» Supplied records:
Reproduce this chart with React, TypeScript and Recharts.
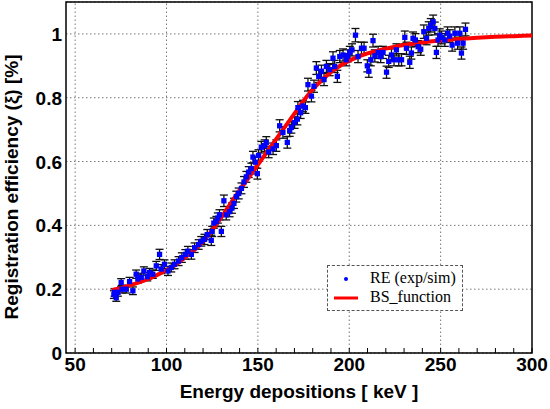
import React from "react";
import {
  ComposedChart,
  Scatter,
  Line,
  XAxis,
  YAxis,
  ZAxis,
  CartesianGrid,
  ReferenceLine,
  ReferenceArea,
  ErrorBar,
  Legend,
} from "recharts";

// measured registration efficiency (exp/sim) with errors
const reEnergy = [
  71.2, 71.6, 72.5, 73.4, 75.2, 75.6, 78.0, 79.8, 81.6, 83.4,
  84.3, 86.2, 87.6, 89.5, 90.7, 92.5, 94.4, 96.2, 97.1, 98.9,
  100.8, 102.6, 104.4, 106.6, 108.4, 110.3, 111.7, 113.6, 115.4, 117.6,
  119.0, 120.8, 122.3, 124.5, 125.0, 125.9, 127.3, 128.1, 129.0, 130.0,
  131.4, 132.7, 134.5, 135.8, 136.9, 138.2, 139.5, 141.0, 142.4, 143.7,
  145.0, 146.4, 147.3, 148.6, 149.7, 150.4, 151.9, 153.7, 154.6, 155.9,
  158.3, 160.1, 161.9, 163.7, 166.1, 167.4, 168.3, 170.1, 171.6, 171.9,
  173.4, 174.7, 176.0, 177.4, 179.3, 180.7, 182.0, 183.3, 184.8, 186.2,
  187.5, 189.3, 191.1, 192.0, 193.5, 194.8, 196.6, 198.4, 199.1, 200.3,
  201.5, 203.4, 204.8, 206.7, 208.1, 209.9, 210.7, 211.8, 213.0, 214.0,
  215.8, 217.2, 218.5, 220.4, 221.6, 223.1, 224.5, 225.8, 227.1, 228.6,
  230.4, 231.3, 233.1, 234.0, 234.9, 236.2, 237.7, 239.1, 240.8, 242.3,
  243.5, 244.6, 245.9, 246.8, 247.7, 248.6, 249.5, 250.5, 252.3, 253.8,
  255.0, 256.3, 257.8, 259.3, 260.5, 261.4, 262.3, 263.6,
];

const reValue = [
  0.183, 0.19, 0.173, 0.19, 0.221, 0.2, 0.2, 0.224, 0.195, 0.247,
  0.232, 0.237, 0.257, 0.239, 0.252, 0.247, 0.273, 0.309, 0.263, 0.278,
  0.257, 0.268, 0.278, 0.288, 0.299, 0.309, 0.319, 0.309, 0.33, 0.34,
  0.35, 0.356, 0.371, 0.353, 0.381, 0.407, 0.412, 0.423, 0.433, 0.381,
  0.477, 0.433, 0.443, 0.454, 0.469, 0.49, 0.5, 0.516, 0.536, 0.552,
  0.567, 0.578, 0.614, 0.598, 0.562, 0.619, 0.645, 0.65, 0.66, 0.63,
  0.64, 0.65, 0.712, 0.691, 0.66, 0.697, 0.707, 0.722, 0.733, 0.769,
  0.753, 0.774, 0.769, 0.841, 0.805, 0.836, 0.893, 0.867, 0.883, 0.857,
  0.898, 0.888, 0.924, 0.898, 0.867, 0.929, 0.934, 0.919, 0.931, 0.942,
  0.95, 0.996, 0.929, 0.955, 0.955, 0.9, 0.883, 0.919, 0.979, 0.931,
  0.942, 0.929, 0.942, 0.88, 0.914, 0.934, 0.919, 0.95, 0.919, 0.919,
  0.989, 0.955, 0.911, 0.94, 0.986, 0.981, 0.96, 0.952, 1.007, 0.986,
  1.017, 1.027, 1.038, 1.017, 0.942, 0.981, 0.996, 0.989, 0.981, 1.002,
  0.993, 0.965, 1.002, 0.971, 1.002, 0.94, 0.971, 1.014,
];

const reError = [
  0.012, 0.012, 0.011, 0.012, 0.012, 0.012, 0.012, 0.013, 0.012, 0.013,
  0.013, 0.013, 0.013, 0.013, 0.013, 0.013, 0.014, 0.016, 0.014, 0.014,
  0.014, 0.014, 0.014, 0.014, 0.015, 0.015, 0.015, 0.015, 0.015, 0.015,
  0.015, 0.016, 0.016, 0.016, 0.016, 0.016, 0.016, 0.016, 0.016, 0.016,
  0.018, 0.016, 0.016, 0.016, 0.016, 0.017, 0.017, 0.017, 0.017, 0.017,
  0.017, 0.017, 0.018, 0.017, 0.017, 0.018, 0.018, 0.018, 0.018, 0.018,
  0.018, 0.018, 0.019, 0.018, 0.018, 0.018, 0.018, 0.018, 0.018, 0.019,
  0.018, 0.018, 0.018, 0.02, 0.018, 0.019, 0.02, 0.019, 0.019, 0.019,
  0.019, 0.019, 0.02, 0.019, 0.019, 0.019, 0.019, 0.019, 0.019, 0.019,
  0.019, 0.021, 0.019, 0.019, 0.019, 0.019, 0.019, 0.019, 0.02, 0.019,
  0.019, 0.019, 0.019, 0.019, 0.019, 0.019, 0.019, 0.019, 0.019, 0.019,
  0.02, 0.019, 0.019, 0.019, 0.02, 0.02, 0.019, 0.019, 0.021, 0.02,
  0.021, 0.021, 0.021, 0.02, 0.019, 0.02, 0.02, 0.02, 0.02, 0.02,
  0.02, 0.019, 0.02, 0.019, 0.02, 0.019, 0.019, 0.02,
];

// fitted BS function
const bsEnergy = [
  70, 75, 80, 85, 90, 95, 100, 105, 110, 115, 120, 125, 130, 135, 140, 145,
  150, 155, 160, 165, 170, 175, 180, 185, 190, 195, 200, 205, 210, 215, 220,
  225, 230, 240, 250, 260, 270, 280, 290, 300,
];
const bsValue = [
  0.197, 0.204, 0.212, 0.221, 0.232, 0.245, 0.259, 0.277, 0.299, 0.322, 0.35,
  0.385, 0.425, 0.468, 0.51, 0.55, 0.59, 0.63, 0.67, 0.71, 0.75, 0.79, 0.826,
  0.855, 0.88, 0.9, 0.916, 0.929, 0.939, 0.947, 0.954, 0.96, 0.965, 0.973,
  0.979, 0.984, 0.988, 0.991, 0.993, 0.995,
];

const xMinorTicks = [
  50, 60, 70, 80, 90, 100, 110, 120, 130, 140, 150, 160, 170, 180, 190, 200,
  210, 220, 230, 240, 250, 260, 270, 280, 290, 300,
];
const xGridLines = [50, 100, 150, 200, 250];
const yTicks = [0, 0.2, 0.4, 0.6, 0.8, 1];

const reData = reEnergy.map((e, i) => ({ e, v: reValue[i], err: reError[i] }));
const bsData = bsEnergy.map((e, i) => ({ e, bs: bsValue[i] }));

const SANS = "'Liberation Sans', Arial, sans-serif";
const SERIF = "'Liberation Serif', 'Times New Roman', serif";
const GRID = { stroke: "#777", strokeDasharray: "1.5 2.5", strokeWidth: 1 };

function XTick({ x, y, payload }: any) {
  const v = payload.value;
  return (
    <g>
      <line x1={x} y1={y} x2={x} y2={y - 5} stroke="#000" strokeWidth={1} />
      {v % 50 === 0 && (
        <text
          x={x}
          y={y + 18}
          textAnchor="middle"
          fontFamily={SANS}
          fontWeight="bold"
          fontSize={19}
          fill="#000"
        >
          {v}
        </text>
      )}
    </g>
  );
}

function YTick({ x, y, payload }: any) {
  return (
    <text
      x={x}
      y={y + 7}
      textAnchor="end"
      fontFamily={SANS}
      fontWeight="bold"
      fontSize={19}
      fill="#000"
    >
      {payload.value}
    </text>
  );
}

function LegendBox() {
  return (
    <div
      style={{
        position: "relative",
        boxSizing: "border-box",
        width: 136,
        height: 46,
        border: "1px dashed #555",
        background: "#fff",
        fontFamily: SERIF,
        fontSize: 16,
        color: "#000",
      }}
    >
      <svg width={40} height={44} style={{ position: "absolute", left: 0, top: 0 }}>
        <circle cx={18} cy={13} r={2} fill="#0000ff" />
        <line x1={6} y1={32} x2={30} y2={32} stroke="#ff0000" strokeWidth={3} />
      </svg>
      <div style={{ position: "absolute", left: 42, top: 3, lineHeight: "18px" }}>
        RE (exp/sim)
      </div>
      <div style={{ position: "absolute", left: 42, top: 22, lineHeight: "18px" }}>
        BS_function
      </div>
    </div>
  );
}

export default function App() {
  return (
    <div style={{ position: "absolute", left: 0, top: 0, background: "#fff" }}>
      <ComposedChart
        width={550}
        height={409}
        data={bsData}
        margin={{ top: 2, right: 18, left: 0, bottom: 0 }}
      >
        <CartesianGrid vertical={false} {...GRID} />
        {xGridLines.map((g) => (
          <ReferenceLine key={g} x={g} {...GRID} />
        ))}
        <XAxis
          dataKey="e"
          type="number"
          domain={[45, 300]}
          ticks={xMinorTicks}
          interval={0}
          allowDataOverflow
          height={56}
          axisLine={false}
          tickLine={false}
          tickSize={0}
          tickMargin={0}
          tick={<XTick />}
          label={{
            value: "Energy depositions [ keV ]",
            position: "insideBottom",
            offset: 11,
            style: { fontFamily: SANS, fontWeight: "bold", fontSize: 19, fill: "#000" },
          }}
        />
        <YAxis
          type="number"
          domain={[0, 1.1]}
          ticks={yTicks}
          allowDataOverflow
          width={66}
          axisLine={false}
          tickLine={false}
          tickSize={0}
          tickMargin={4}
          tick={<YTick />}
          label={{
            content: () => (
              <text
                x={0}
                y={0}
                transform="translate(18, 187) rotate(-90)"
                textAnchor="middle"
                fontFamily={SANS}
                fontWeight="bold"
                fontSize={19}
                fill="#000"
              >
                Registration efficiency (ξ) [%]
              </text>
            ),
          }}
        />
        <ZAxis type="number" range={[28, 28]} />
        <Scatter
          data={reData}
          dataKey="v"
          fill="#0000ff"
          shape="square"
          isAnimationActive={false}
        >
          <ErrorBar dataKey="err" direction="y" width={4} stroke="#111" strokeWidth={1.3} />
        </Scatter>
        <Line
          dataKey="bs"
          type="monotone"
          stroke="#ff0000"
          strokeWidth={4}
          dot={false}
          isAnimationActive={false}
        />
        <ReferenceArea
          x1={45}
          x2={300}
          y1={0}
          y2={1.1}
          fill="none"
          stroke="#000"
          strokeWidth={1.5}
        />
        <Legend
          layout="vertical"
          align="center"
          verticalAlign="middle"
          wrapperStyle={{ left: 327, top: 265, width: 136, height: 46 }}
          content={() => <LegendBox />}
        />
      </ComposedChart>
    </div>
  );
}
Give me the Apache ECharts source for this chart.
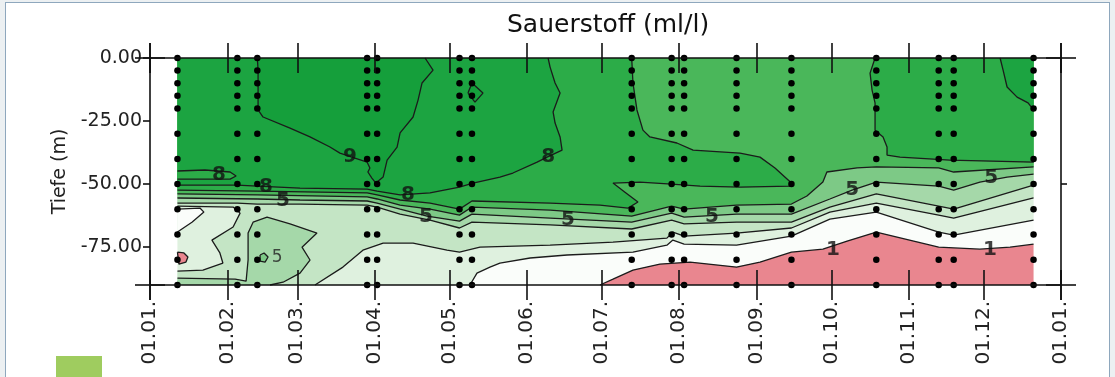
<!DOCTYPE html>
<html>
<head>
<meta charset="utf-8">
<script src="https://cdn.jsdelivr.net/npm/echarts@6/dist/echarts.min.js"></script>
<style>
  html, body { margin: 0; padding: 0; width: 1115px; height: 377px; overflow: hidden; background: #ecf0f2; }
  #frame { position: absolute; left: 5px; top: 2px; width: 1105px; height: 400px; border: 1.5px solid #8ea7bd; background: #fff; box-sizing: border-box; }
  #tab { position: absolute; left: 56px; top: 356px; width: 46px; height: 21px; background: #9fcc5f; }
  #chart { position: absolute; left: 0; top: 0; width: 1115px; height: 377px; }
</style>
</head>
<body>
<div id="frame"></div>
<div id="tab"></div>
<div id="chart"></div>
<script>
// Sampling stations (day of year) and sampled depths (m)
const STATION_DAYS = [11, 35, 43, 87, 91, 124, 129, 193, 209, 214, 235, 257, 291, 316, 322, 354];
const SAMPLE_DEPTHS = [0, -5, -10, -15, -20, -30, -40, -50, -60, -70, -80, -90];

// Axis ticks
const MONTH_STARTS = [0, 31, 59, 90, 120, 151, 181, 212, 243, 273, 304, 334, 365];
const MONTH_LABELS = ['01.01.', '01.02.', '01.03.', '01.04.', '01.05.', '01.06.', '01.07.',
                      '01.08.', '01.09.', '01.10.', '01.11.', '01.12.', '01.01.'];
const DEPTH_TICKS = [0, -25, -50, -75];

// Extent of the gridded field
const DATA_START = 11, DATA_END = 354, MAX_DEPTH = -90;

// Isolines, [day, depth] — oxygen in ml/l
const ISO_1 = [[180.3,-90],[185.5,-87.7],[193.5,-84.1],[204.3,-81.7],[216.4,-80.9],[235,-82.9],[244.4,-80.9],
  [257,-77.0],[269.6,-75.8],[279.3,-72.6],[291,-69.0],[316,-75.0],[332.5,-75.8],[344.6,-75.0],[354,-73.8]];
const ISO_1_LEFT = [[11,-77.0],[13.6,-77.3],[15.2,-78.9],[14.4,-80.9],[11.6,-81.7]];

const ISO_2 = [[128.2,-90],[131.0,-85.3],[136.2,-82.9],[140.2,-81.3],[152.3,-79.3],[167.1,-78.1],[193.5,-77.0],
  [207.1,-74.2],[209.5,-72.2],[214,-73.8],[235,-74.2],[257,-70.6],[272.4,-63.9],[291,-61.1],[316,-69.0],
  [322,-70.2],[354,-64.3]];
const ISO_2_LEFT = [[11,-59.9],[20.0,-59.5],[21.6,-61.1],[16.8,-65.1],[11,-69.0]];

const ISO_3 = [[66.1,-90],[77.3,-82.9],[85.3,-76.2],[93.4,-73.4],[105.4,-73.4],[119.0,-76.2],[124,-77.0],
  [132.2,-75.0],[160.3,-74.2],[185.5,-73.0],[207.1,-71.4],[209.5,-69.0],[214,-70.6],[235,-69.4],[257,-67.4],
  [272.4,-61.1],[291,-57.5],[316,-62.3],[322,-63.5],[354,-55.5]];
const ISO_3_LEFT = [[11,-58.7],[33.3,-59.1],[36.1,-61.5],[33.3,-67.0],[24.8,-72.2],[28.0,-77.3],[29.2,-81.3],
  [21.2,-84.1],[11,-84.5]];

const ISO_4 = [[11,-57.5],[35,-57.5],[43,-57.9],[60.1,-57.9],[87,-58.3],[91,-59.1],[100.2,-61.9],[112.2,-64.3],
  [124,-67.4],[129,-65.1],[160.3,-66.2],[193,-67.8],[209,-64.3],[214,-65.8],[235,-65.1],[257,-65.1],
  [272.4,-59.1],[291,-53.9],[316,-58.7],[322,-59.9],[354,-50.4]];
const ISO_4_BLOB = [[11,-87.3],[34.1,-87.7],[38.5,-88.5],[39.3,-80.1],[39.3,-69.4],[41.3,-65.1],[46.9,-63.1],
  [56.1,-65.8],[66.9,-69.4],[60.9,-75.0],[64.1,-80.1],[60.1,-85.3],[53.3,-88.9],[48.1,-90]];

const ISO_5 = [[11,-55.5],[43,-55.9],[60.1,-56.3],[87,-56.7],[91,-57.5],[100.2,-59.9],[111.0,-62.7],[124,-64.7],
  [129,-61.9],[160.3,-63.5],[193,-65.1],[209,-61.5],[214,-63.1],[235,-61.9],[257,-61.9],[272.4,-55.9],
  [281.3,-52.4],[291,-49.2],[316,-50.8],[322,-52.4],[332.5,-49.2],[343.4,-47.2],[354,-46.0]];
const ISO_5_LOOP = [[44.1,-78.1],[45.7,-77.3],[47.3,-78.9],[46.1,-80.9],[44.1,-80.5]];

const ISO_6 = [[11,-53.9],[43,-54.3],[87,-55.1],[91,-55.9],[100.2,-58.3],[112.2,-59.9],[124,-62.3],[129,-59.1],
  [160.3,-60.3],[193,-62.7],[209,-58.7],[214,-59.9],[235,-58.3],[257,-57.9],[263.2,-54.7],[269.6,-49.2],
  [271.2,-45.2],[283.3,-43.6],[291,-43.2],[316,-43.6],[322,-45.2],[354,-43.2]];

const ISO_7 = [[193,0],[193.5,-9.9],[195.1,-20.6],[197.5,-28.6],[200.3,-31.3],[211.1,-33.7],[217.6,-36.5],
  [236.4,-37.7],[244.4,-39.3],[250.4,-43.6],[257,-49.6],[256.4,-50.8],[236.4,-51.2],[220.4,-50.8],[209,-50.0],
  [196.3,-49.2],[185.5,-49.6],[190.3,-53.2],[195.5,-57.1],[191.5,-59.5],[180.3,-58.3],[160.3,-57.5],
  [129,-56.7],[124,-59.9],[112.2,-57.5],[100.2,-56.3],[91,-54.3],[87,-53.5],[43,-52.8],[11,-52.4]];
const ISO_7_RIGHT = [[290.5,0],[288.5,-6.0],[289.3,-12.7],[290.5,-17.8],[290.5,-28.6],[293.7,-31.3],
  [295.3,-35.3],[295.3,-38.5],[300.5,-39.3],[320.5,-40.5],[354,-41.3]];

const ISO_8 = [[159.5,0],[160.3,-3.6],[162.3,-9.9],[164.3,-13.9],[161.5,-21.4],[162.3,-25.8],[164.3,-31.3],
  [165.1,-36.5],[159.1,-39.3],[155.1,-41.3],[145.4,-45.6],[140.2,-47.2],[129.4,-49.6],[124,-51.2],
  [112.2,-53.5],[100.2,-54.3],[91,-52.8],[87,-52.0],[60.1,-51.6],[43,-50.8],[35,-50.4],[11,-50.4]];
const ISO_8_FINGER = [[11,-44.8],[22.0,-44.4],[32.1,-45.2],[34.5,-46.8],[32.1,-48.0],[11,-48.0]];
const ISO_8_CORNER = [[340.6,0],[341.8,-4.8],[343.4,-11.5],[347.4,-15.5],[351.8,-17.8],[354,-20.6]];

const ISO_9 = [[43,0],[43.3,-4.8],[43.3,-20.6],[45.3,-23.4],[56.1,-27.8],[64.1,-31.3],[72.1,-35.3],[76.1,-37.7],
  [82.1,-39.7],[87,-41.3],[88.1,-43.6],[87.3,-45.2],[88.9,-47.6],[90.5,-49.6],[93.4,-47.2],[95.0,-40.5],
  [99.0,-35.3],[100.2,-29.7],[105.4,-23.4],[107.4,-16.7],[109.0,-9.9],[113.4,-4.8],[110.2,0]];
const ISO_9_LOOP = [[127.4,-13.9],[129,-9.9],[133.4,-13.9],[130.2,-17.5]];

// Isoline labels: [text, day, depth]
const CONTOUR_LABELS = [
  ['9', 80.1, -39.3], ['8', 27.6, -46.4], ['8', 46.5, -51.2], ['5', 53.3, -56.7],
  ['8', 103.4, -54.3], ['5', 110.6, -63.1], ['8', 159.5, -39.3], ['5', 167.5, -64.3],
  ['5', 225.2, -63.1], ['5', 281.3, -52.4], ['5', 337.0, -47.6], ['1', 273.6, -76.2], ['1', 336.5, -76.2]
];
const SMALL_LABELS = [['5', 50.9, -79.3]];

// Fill colour per oxygen class: <1, 1-2, 2-3, ... , >=9
const BAND_COLORS = ['#e9868f', '#fafdfa', '#dff1df', '#c4e5c5', '#a5d8a9', '#7dc986', '#4ab75a',
                     '#2cac48', '#1ca441', '#159f3b'];

const TL = [DATA_START, 0], TR = [DATA_END, 0], BR = [DATA_END, MAX_DEPTH], BL = [DATA_START, MAX_DEPTH];
const rev = a => a.slice().reverse();
const closed = a => a.concat([a[0]]);

// Filled classes, painted from low to high values
const REGIONS = [
  { band: 1, pts: [TL, TR, BR, BL] },
  { band: 0, pts: [...ISO_1, BR] },
  { band: 2, pts: [TL, TR, ...rev(ISO_2), BL] },
  { band: 3, pts: [TL, TR, ...rev(ISO_3), BL, ...rev(ISO_3_LEFT)] },
  { band: 4, pts: [TL, TR, ...rev(ISO_4)] },
  { band: 4, pts: [...ISO_4_BLOB, BL] },
  { band: 5, pts: [TL, TR, ...rev(ISO_5)] },
  { band: 5, pts: ISO_5_LOOP },
  { band: 6, pts: [TL, TR, ...rev(ISO_6)] },
  { band: 7, pts: [TL, ...ISO_7] },
  { band: 7, pts: [...ISO_7_RIGHT, TR] },
  { band: 8, pts: [TL, ...ISO_8] },
  { band: 7, pts: ISO_8_FINGER },
  { band: 8, pts: [...ISO_8_CORNER, TR] },
  { band: 9, pts: ISO_9 },
  { band: 9, pts: ISO_9_LOOP },
  { band: 1, pts: ISO_2_LEFT },
  { band: 0, pts: ISO_1_LEFT }
];

const ISOLINES = [ISO_1, closed(ISO_1_LEFT), ISO_2, ISO_2_LEFT, ISO_3, ISO_3_LEFT, ISO_4, ISO_4_BLOB,
  ISO_5, closed(ISO_5_LOOP), ISO_6, ISO_7, ISO_7_RIGHT, ISO_8, ISO_8_FINGER, ISO_8_CORNER, ISO_9, closed(ISO_9_LOOP)];

const FONT = 'DejaVu Sans';
const INK = '#111';
const axisLine = { show: true, onZero: false, lineStyle: { color: INK, width: 1.6 },
                   symbol: ['rect', 'rect'], symbolSize: [1.6, 30] };
const tickStyle = { color: INK, width: 1.6 };

function xAxisDef(position, inside, withLine, withLabels) {
  return {
    type: 'value', position, min: 0, max: 365, z: 10,
    axisLine: withLine ? axisLine : { show: false, onZero: false },
    splitLine: { show: false },
    axisTick: { show: true, inside, length: 15, customValues: MONTH_STARTS, lineStyle: tickStyle },
    axisLabel: withLabels ? {
      show: true, customValues: MONTH_STARTS, rotate: 90, margin: 16,
      fontFamily: FONT, fontSize: 20, color: '#222',
      formatter: v => MONTH_LABELS[MONTH_STARTS.indexOf(v)]
    } : { show: false }
  };
}

const series = [];

series.push({
  type: 'custom', coordinateSystem: 'cartesian2d', silent: true, z: 1, clip: true,
  data: REGIONS.map((r, i) => [i, 0]),
  renderItem: (params, api) => {
    const r = REGIONS[api.value(0)];
    return { type: 'polygon', shape: { points: r.pts.map(p => api.coord(p)) },
             style: { fill: BAND_COLORS[r.band], stroke: null } };
  }
});

ISOLINES.forEach(pts => series.push({
  type: 'line', data: pts, symbol: 'none', silent: true, z: 3, clip: false,
  lineStyle: { color: '#1b1b1b', width: 1.3 }
}));

series.push({
  type: 'scatter', silent: true, z: 4, clip: false, symbolSize: 6.5,
  itemStyle: { color: '#000', opacity: 1 },
  data: STATION_DAYS.flatMap(d => SAMPLE_DEPTHS.map(z => [d, z]))
});

series.push({
  type: 'scatter', silent: true, z: 5, clip: false, symbolSize: 1,
  itemStyle: { color: 'rgba(0,0,0,0)' },
  data: CONTOUR_LABELS.map(l => [l[1], l[2], l[0]]),
  label: { show: true, position: 'inside', formatter: p => p.value[2],
           fontFamily: FONT, fontWeight: 'bold', fontSize: 20, color: INK }
});

series.push({
  type: 'scatter', silent: true, z: 5, clip: false, symbolSize: 1,
  itemStyle: { color: 'rgba(0,0,0,0)' },
  data: SMALL_LABELS.map(l => [l[1], l[2], l[0]]),
  label: { show: true, position: 'inside', formatter: p => p.value[2],
           fontFamily: FONT, fontSize: 17, color: '#222' }
});

const chart = echarts.init(document.getElementById('chart'), null, { renderer: 'canvas' });
chart.setOption({
  animation: false,
  backgroundColor: 'transparent',
  title: {
    text: 'Sauerstoff (ml/l)', left: 502, top: 8,
    textStyle: { fontFamily: FONT, fontSize: 25, fontWeight: 'normal', color: INK }
  },
  grid: { left: 150, right: 54, top: 58, bottom: 92, containLabel: false, outerBoundsMode: 'none' },
  xAxis: [
    xAxisDef('bottom', false, true, true),
    xAxisDef('bottom', true, false, false),
    xAxisDef('top', false, true, false),
    xAxisDef('top', true, false, false)
  ],
  yAxis: [
    {
      type: 'value', position: 'left', min: MAX_DEPTH, max: 0, z: 10,
      axisLine, splitLine: { show: false },
      axisTick: { show: true, length: 7, customValues: DEPTH_TICKS, lineStyle: tickStyle },
      axisLabel: { customValues: DEPTH_TICKS, formatter: v => v.toFixed(2), margin: 8,
                   fontFamily: FONT, fontSize: 19, color: '#222' },
      name: 'Tiefe (m)', nameLocation: 'middle', nameRotate: 90, nameGap: 76,
      nameTextStyle: { fontFamily: FONT, fontSize: 19, color: '#222' }
    },
    {
      type: 'value', position: 'right', min: MAX_DEPTH, max: 0, z: 10,
      axisLine, splitLine: { show: false },
      axisTick: { show: true, length: 6, customValues: [-50], lineStyle: tickStyle },
      axisLabel: { show: false }
    }
  ],
  series
});
</script>
</body>
</html>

» Given problem:
Keep the images out of the copy. Repeat word for word only the lines from the one containing "Give me the" through the one containing "-70, -80, -90];", both ends included.

» Correct output:
Give me the Apache ECharts source for this chart.
<!DOCTYPE html>
<html>
<head>
<meta charset="utf-8">
<script src="https://cdn.jsdelivr.net/npm/echarts@6/dist/echarts.min.js"></script>
<style>
  html, body { margin: 0; padding: 0; width: 1115px; height: 377px; overflow: hidden; background: #ecf0f2; }
  #frame { position: absolute; left: 5px; top: 2px; width: 1105px; height: 400px; border: 1.5px solid #8ea7bd; background: #fff; box-sizing: border-box; }
  #tab { position: absolute; left: 56px; top: 356px; width: 46px; height: 21px; background: #9fcc5f; }
  #chart { position: absolute; left: 0; top: 0; width: 1115px; height: 377px; }
</style>
</head>
<body>
<div id="frame"></div>
<div id="tab"></div>
<div id="chart"></div>
<script>
// Sampling stations (day of year) and sampled depths (m)
const STATION_DAYS = [11, 35, 43, 87, 91, 124, 129, 193, 209, 214, 235, 257, 291, 316, 322, 354];
const SAMPLE_DEPTHS = [0, -5, -10, -15, -20, -30, -40, -50, -60, -70, -80, -90];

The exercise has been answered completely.